The effects described above can potentially affect perception of any music where transients and sinusoids are placed close enough together: gamelan, mariachi, and heavily distorting guitars are perhaps extreme examples of that, yet I personally also noticed that sometimes cymbals produce the "blackouts" of consecutive music tones, and decay over time, perceptually differently on 192/24 vs 44/16 - for me.
Generating a sharp pulse is hard, even the air itself would attenuate it while it travels from the instrument to the ear.
Additionally, many of the studies used pulses at very high SPL to be audible at all.
I don't think most people listen to music at such levels.
Yes, a sharp pulse attenuates while traveling through the air. Hearing system probably takes this into account, I would expect most readily for natural sounds. I believe this could be one of the reasons why we can feel the "stage depth" of a good acoustic recording. But then again, such pulse could be perceived as "veiled" instead of as more distant.
Other strong depth clues are given by the patterns of reverberations, and spectral changes of sounds emitted by sound objects with known characteristics. Perhaps the integration of intensity of the direct transient, the clues coming from the reverberations, and spectral analysis gives us the robust estimate of the depth of the scene?

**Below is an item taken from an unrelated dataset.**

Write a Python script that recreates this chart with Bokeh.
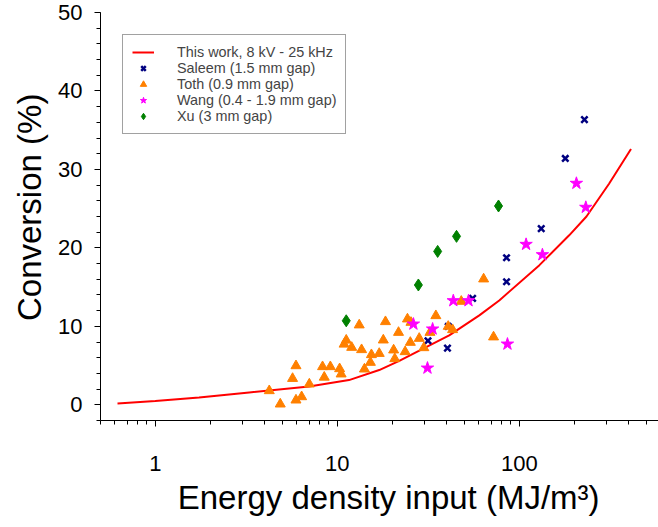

From evolutionary considerations, it must work well both in the the open air and in the forest, where the transients can be actually veiled by the foliage. I'm not aware of a detailed peer-reviewed research on that (haven't yet looked deeply into the stereo stage depth effect), yet somehow the stage depth ought to be recorded and then perceived. Maybe other members have more insight into this?